Compound Interest Calculator
Calculate the future value of your investment using the power of compounding. Adjust frequency to see the difference.
The Power of Compound Interest
Unlike simple interest, which is calculated only on the principal amount, compound interest is calculated on the principal amount and the accumulated interest of previous periods. Often called the "Eighth Wonder of the World", it causes wealth to grow exponentially over time.
How Does the Compound Interest Formula Work?
Our calculator uses the standard mathematical formula for compound interest:
A = P(1 + r/n)^(nt)
- A = Total Amount (Principal + Interest)
- P = Principal Amount
- r = Annual interest rate (in decimal form)
- n = Number of times interest is compounded per year
- t = Time the money is invested or borrowed for, in years
Compounding Frequency & About the Data
The frequency of compounding makes a significant difference. If you invest at 10% annual interest, compounding it monthly rather than annually will yield a higher return because the interest earned in January will itself earn interest in February. Try toggling between Annually and Monthly in the calculator to see the difference!
Frequently Asked Questions
Have questions about this tool? Find quick answers here.
- Compound interest is the addition of interest to the principal sum of a loan or deposit, or in other words, interest on interest. It is the result of reinvesting interest, rather than paying it out, so that interest in the next period is then earned on the principal sum plus previously accumulated interest.
- The formula is A = P(1 + r/n)^(nt), where A is the final amount, P is the principal balance, r is the annual interest rate, n is the number of times interest is compounded per year, and t is the number of years.
- The more frequently interest is compounded (e.g., daily vs. annually), the higher the effective yield will be. This means a monthly compounding schedule will give slightly higher returns than a yearly compounding schedule at the same nominal rate.
- The Rule of 72 is a quick mental math shortcut to estimate how long it will take for an investment to double.

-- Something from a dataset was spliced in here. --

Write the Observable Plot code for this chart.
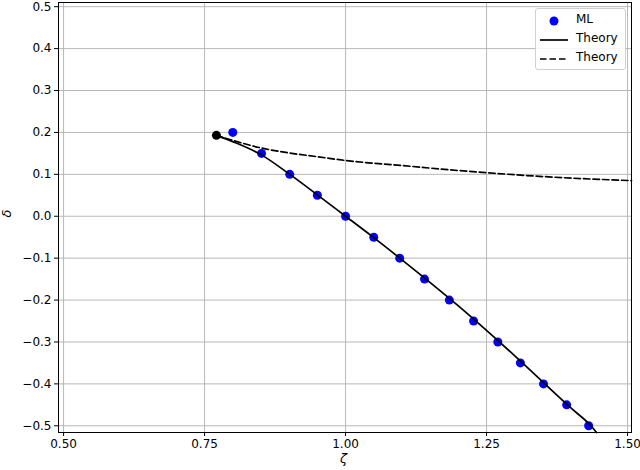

You divide 72 by the annual rate of return. For example, at an 8% interest rate, your money will double in approximately 9 years (72 ÷ 8 = 9).
Educational Purposes Only
The calculations provided by this tool are for educational and informational purposes only and do not constitute financial, investment, or tax advice. Actual rates, terms, and outcomes may vary based on your financial institution and market conditions. Please consult with a qualified financial advisor before making any major financial decisions.